*Your instructions*:
Copy out the data exactly, leaving the pictures behind.

*Dataset rows*:
-.-.-

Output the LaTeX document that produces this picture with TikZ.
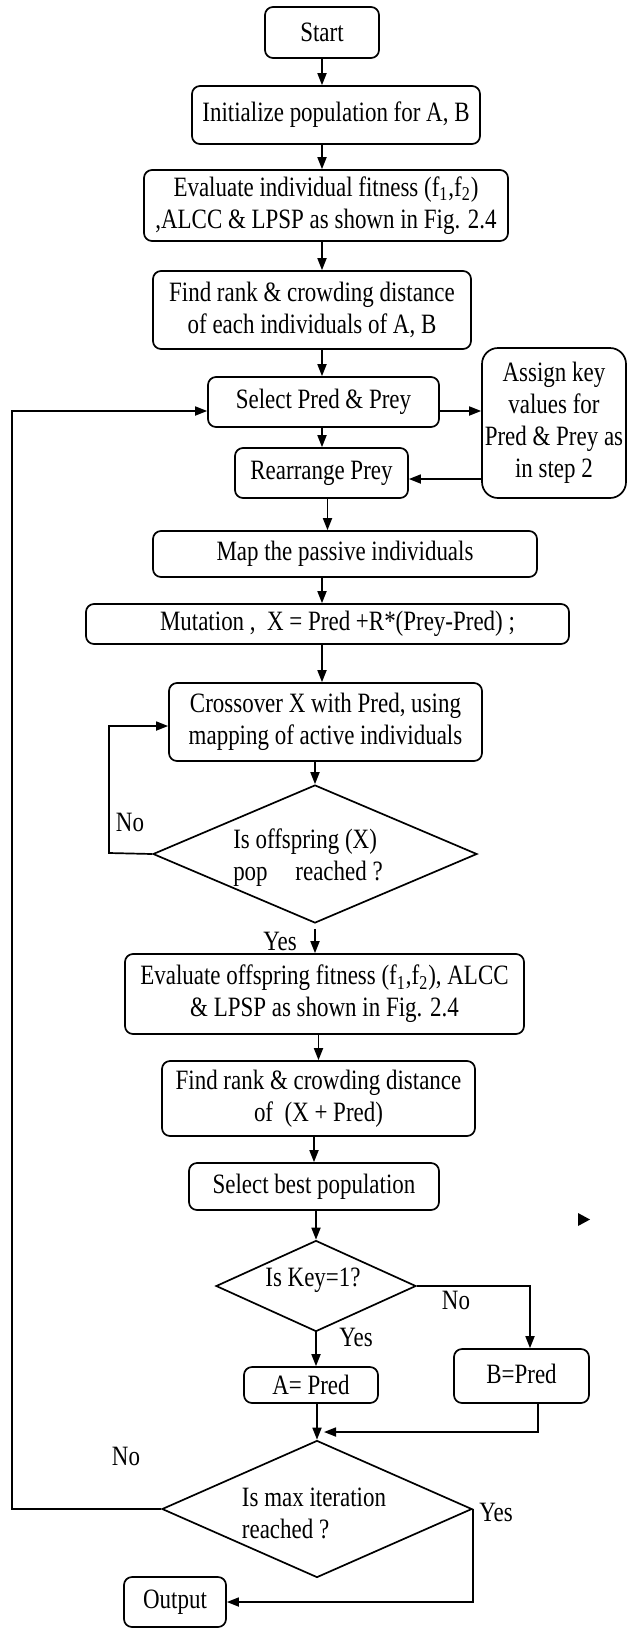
\documentclass[tikz,border=0pt]{standalone}
\usepackage{fontspec}
\setmainfont{Liberation Serif}[FakeStretch=0.82]
\usetikzlibrary{arrows.meta,shapes.geometric}
\newcommand\fs{\fontsize{14pt}{16pt}\selectfont}
\begin{document}
\begin{tikzpicture}[x=0.5pt,y=-0.5pt,
 box/.style={draw, rounded corners=4pt, line width=0.85pt, inner sep=0pt, font=\fs},
 dia/.style={draw, diamond, line width=0.85pt, inner sep=0pt},
 arr/.style={line width=0.85pt, -{Triangle[length=6pt,width=4.5pt]}},
 ln/.style={line width=0.85pt},
 txt/.style={font=\fs, inner sep=0pt}]
\useasboundingbox (0,0) rectangle (628,1628);

% boxes
\node[box, minimum width=57pt, minimum height=25.5pt] (start) at (322,32.5) {Start};
\node[box, minimum width=144pt, minimum height=29pt] (init) at (336,115) {\raisebox{3.5pt}{Initialize population for A, B}};
\node[box, align=center, minimum width=182pt, minimum height=35.5pt] (eval) at (326,205.5) {Evaluate individual fitness (f\textsubscript{1},f\textsubscript{2})\\,ALCC \& LPSP as shown in Fig. 2.4};
\node[box, align=center, minimum width=159pt, minimum height=39pt] (find1) at (312,310) {Find rank \& crowding distance\\of each individuals of A, B};
\node[box, minimum width=115.5pt, minimum height=25pt] (select) at (323.5,402) {Select Pred \& Prey\hspace{13pt}};
\node[box, align=center, minimum width=72pt, minimum height=75pt, rounded corners=8pt] (assign) at (554,423) {Assign key\\values for\\Pred \& Prey as\\in step 2};
\node[box, minimum width=86.5pt, minimum height=25pt] (rearr) at (321.5,473) {Rearrange Prey};
\node[box, minimum width=192pt, minimum height=23pt] (map) at (345,554) {Map the passive individuals};
\node[box, minimum width=241.5pt, minimum height=20pt] (mut) at (327.5,624) {\hspace{10pt}Mutation ,~ X = Pred +R*(Prey-Pred) ;};
\node[box, align=center, minimum width=156.5pt, minimum height=39pt] (cross) at (325.5,722) {Crossover X with Pred, using\\mapping of active individuals};
\node[dia, minimum width=162pt, minimum height=69pt] (dia1) at (315,854) {};
\node[txt, align=left] at (308,858) {Is offspring (X)\\pop\hspace{11pt} reached ?};
\node[box, align=center, minimum width=199.5pt, minimum height=40pt] (evalo) at (324.5,994) {Evaluate offspring fitness (f\textsubscript{1},f\textsubscript{2}), ALCC\\\& LPSP as shown in Fig. 2.4};
\node[box, align=center, minimum width=156.5pt, minimum height=37.5pt] (find2) at (318.5,1098.5) {Find rank \& crowding distance\\of~ (X + Pred)};
\node[box, minimum width=125pt, minimum height=23.5pt] (best) at (314,1186.5) {Select best population};
\node[dia, minimum width=100pt, minimum height=45.5pt] (dia2) at (316,1286) {};
\node[txt] at (313,1280) {Is Key=1?};
\node[box, minimum width=67pt, minimum height=18pt] (apred) at (311,1385) {A= Pred};
\node[box, minimum width=67.5pt, minimum height=27pt] (bpred) at (521.5,1376) {\raisebox{2pt}{B=Pred}};
\node[dia, minimum width=155pt, minimum height=68.5pt] (dia3) at (317,1509) {};
\node[txt, align=left] at (314,1513) {Is max iteration\\reached ?};
\node[box, minimum width=51pt, minimum height=25pt] (output) at (175,1602) {\raisebox{2.5pt}{Output}};

% labels
\node[txt] (l1) at (130,822) {No};
\node[txt] (l2) at (280,941) {Yes};
\node[txt] (l3) at (356,1337) {Yes};
\node[txt] (l4) at (456,1300) {No};
\node[txt] (l5) at (126,1456) {No};
\node[txt] (l6) at (496,1512) {Yes};

% helper coordinates
\coordinate (n1) at (109,853);
\coordinate (nb) at (530,1286);
\coordinate (mb) at (538,1432);
\coordinate (mbe) at (324,1432);
\coordinate (lp) at (12,1509);

% connectors
\draw[arr] (start.south) -- (start.south |- init.north);
\draw[arr] (init.south -| start.south) -- (eval.north -| start.south);
\draw[arr] (eval.south -| start.south) -- (find1.north -| start.south);
\draw[arr] (find1.south -| start.south) -- (select.north -| start.south);
\draw[arr] ([yshift=-4.5pt]select.east) -- ([yshift=-4.5pt]select.east -| assign.west);
\draw[arr] (select.south -| start.south) -- (rearr.north -| start.south);
\draw[arr] ([yshift=-3pt]rearr.east -| assign.west) -- ([yshift=-3pt]rearr.east);
\draw[arr] (rearr.south -| mut.north) -- (map.north -| mut.north);
\draw[arr] (map.south -| start.south) -- (mut.north -| start.south);
\draw[arr] (mut.south -| start.south) -- (cross.north -| start.south);
\draw[arr] (cross.south -| dia1.north) -- (dia1.north);
\draw[arr] (dia1.west) -- (n1) |- ([yshift=-2pt]cross.west);
\draw[arr] ([yshift=-2.5pt]dia1.south) -- (dia1.south |- evalo.north);
\draw[arr] (evalo.south -| find2.north) -- (find2.north);
\draw[arr] (find2.south -| best.north) -- (best.north);
\draw[arr] (best.south -| dia2.north) -- (dia2.north);
\draw[arr] (dia2.south) -- (dia2.south |- apred.north);
\draw[arr] (dia2.east) -- (nb) -- (nb |- bpred.north);
\draw[arr] (apred.south -| dia3.north) -- (dia3.north);
\draw[arr] (bpred.south -| mb) -- (mb) -- (mbe);
\draw[arr] (dia3.west) -- (lp) |- ([yshift=-4.5pt]select.west);
\draw[arr] (dia3.east) |- (output.east);

% stray arrow tip
\fill (578,1213) -- (590,1219.5) -- (578,1226) -- cycle;
\end{tikzpicture}
\end{document}
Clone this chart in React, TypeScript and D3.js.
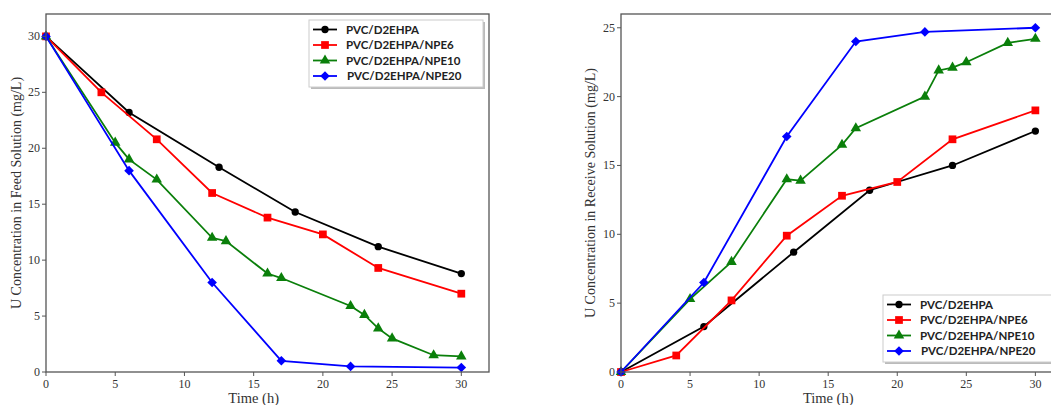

-.-.-

*Output of the exercise*:
Output the LaTeX document that produces this picture with TikZ.
\documentclass[tikz,border=0pt]{standalone}
\usepackage{fontspec}
\setmainfont{Liberation Serif}[FakeStretch=0.82]
\usetikzlibrary{arrows.meta,shapes.geometric}
\newcommand\fs{\fontsize{14pt}{16pt}\selectfont}
\begin{document}
\begin{tikzpicture}[x=0.5pt,y=-0.5pt,
 box/.style={draw, rounded corners=4pt, line width=0.85pt, inner sep=0pt, font=\fs},
 dia/.style={draw, diamond, line width=0.85pt, inner sep=0pt},
 arr/.style={line width=0.85pt, -{Triangle[length=6pt,width=4.5pt]}},
 ln/.style={line width=0.85pt},
 txt/.style={font=\fs, inner sep=0pt}]
\useasboundingbox (0,0) rectangle (628,1628);

% boxes
\node[box, minimum width=57pt, minimum height=25.5pt] (start) at (322,32.5) {Start};
\node[box, minimum width=144pt, minimum height=29pt] (init) at (336,115) {\raisebox{3.5pt}{Initialize population for A, B}};
\node[box, align=center, minimum width=182pt, minimum height=35.5pt] (eval) at (326,205.5) {Evaluate individual fitness (f\textsubscript{1},f\textsubscript{2})\\,ALCC \& LPSP as shown in Fig. 2.4};
\node[box, align=center, minimum width=159pt, minimum height=39pt] (find1) at (312,310) {Find rank \& crowding distance\\of each individuals of A, B};
\node[box, minimum width=115.5pt, minimum height=25pt] (select) at (323.5,402) {Select Pred \& Prey\hspace{13pt}};
\node[box, align=center, minimum width=72pt, minimum height=75pt, rounded corners=8pt] (assign) at (554,423) {Assign key\\values for\\Pred \& Prey as\\in step 2};
\node[box, minimum width=86.5pt, minimum height=25pt] (rearr) at (321.5,473) {Rearrange Prey};
\node[box, minimum width=192pt, minimum height=23pt] (map) at (345,554) {Map the passive individuals};
\node[box, minimum width=241.5pt, minimum height=20pt] (mut) at (327.5,624) {\hspace{10pt}Mutation ,~ X = Pred +R*(Prey-Pred) ;};
\node[box, align=center, minimum width=156.5pt, minimum height=39pt] (cross) at (325.5,722) {Crossover X with Pred, using\\mapping of active individuals};
\node[dia, minimum width=162pt, minimum height=69pt] (dia1) at (315,854) {};
\node[txt, align=left] at (308,858) {Is offspring (X)\\pop\hspace{11pt} reached ?};
\node[box, align=center, minimum width=199.5pt, minimum height=40pt] (evalo) at (324.5,994) {Evaluate offspring fitness (f\textsubscript{1},f\textsubscript{2}), ALCC\\\& LPSP as shown in Fig. 2.4};
\node[box, align=center, minimum width=156.5pt, minimum height=37.5pt] (find2) at (318.5,1098.5) {Find rank \& crowding distance\\of~ (X + Pred)};
\node[box, minimum width=125pt, minimum height=23.5pt] (best) at (314,1186.5) {Select best population};
\node[dia, minimum width=100pt, minimum height=45.5pt] (dia2) at (316,1286) {};
\node[txt] at (313,1280) {Is Key=1?};
\node[box, minimum width=67pt, minimum height=18pt] (apred) at (311,1385) {A= Pred};
\node[box, minimum width=67.5pt, minimum height=27pt] (bpred) at (521.5,1376) {\raisebox{2pt}{B=Pred}};
\node[dia, minimum width=155pt, minimum height=68.5pt] (dia3) at (317,1509) {};
\node[txt, align=left] at (314,1513) {Is max iteration\\reached ?};
\node[box, minimum width=51pt, minimum height=25pt] (output) at (175,1602) {\raisebox{2.5pt}{Output}};

% labels
\node[txt] (l1) at (130,822) {No};
\node[txt] (l2) at (280,941) {Yes};
\node[txt] (l3) at (356,1337) {Yes};
\node[txt] (l4) at (456,1300) {No};
\node[txt] (l5) at (126,1456) {No};
\node[txt] (l6) at (496,1512) {Yes};

% helper coordinates
\coordinate (n1) at (109,853);
\coordinate (nb) at (530,1286);
\coordinate (mb) at (538,1432);
\coordinate (mbe) at (324,1432);
\coordinate (lp) at (12,1509);

% connectors
\draw[arr] (start.south) -- (start.south |- init.north);
\draw[arr] (init.south -| start.south) -- (eval.north -| start.south);
\draw[arr] (eval.south -| start.south) -- (find1.north -| start.south);
\draw[arr] (find1.south -| start.south) -- (select.north -| start.south);
\draw[arr] ([yshift=-4.5pt]select.east) -- ([yshift=-4.5pt]select.east -| assign.west);
\draw[arr] (select.south -| start.south) -- (rearr.north -| start.south);
\draw[arr] ([yshift=-3pt]rearr.east -| assign.west) -- ([yshift=-3pt]rearr.east);
\draw[arr] (rearr.south -| mut.north) -- (map.north -| mut.north);
\draw[arr] (map.south -| start.south) -- (mut.north -| start.south);
\draw[arr] (mut.south -| start.south) -- (cross.north -| start.south);
\draw[arr] (cross.south -| dia1.north) -- (dia1.north);
\draw[arr] (dia1.west) -- (n1) |- ([yshift=-2pt]cross.west);
\draw[arr] ([yshift=-2.5pt]dia1.south) -- (dia1.south |- evalo.north);
\draw[arr] (evalo.south -| find2.north) -- (find2.north);
\draw[arr] (find2.south -| best.north) -- (best.north);
\draw[arr] (best.south -| dia2.north) -- (dia2.north);
\draw[arr] (dia2.south) -- (dia2.south |- apred.north);
\draw[arr] (dia2.east) -- (nb) -- (nb |- bpred.north);
\draw[arr] (apred.south -| dia3.north) -- (dia3.north);
\draw[arr] (bpred.south -| mb) -- (mb) -- (mbe);
\draw[arr] (dia3.west) -- (lp) |- ([yshift=-4.5pt]select.west);
\draw[arr] (dia3.east) |- (output.east);

% stray arrow tip
\fill (578,1213) -- (590,1219.5) -- (578,1226) -- cycle;
\end{tikzpicture}
\end{document}
Clone this chart in React, TypeScript and D3.js.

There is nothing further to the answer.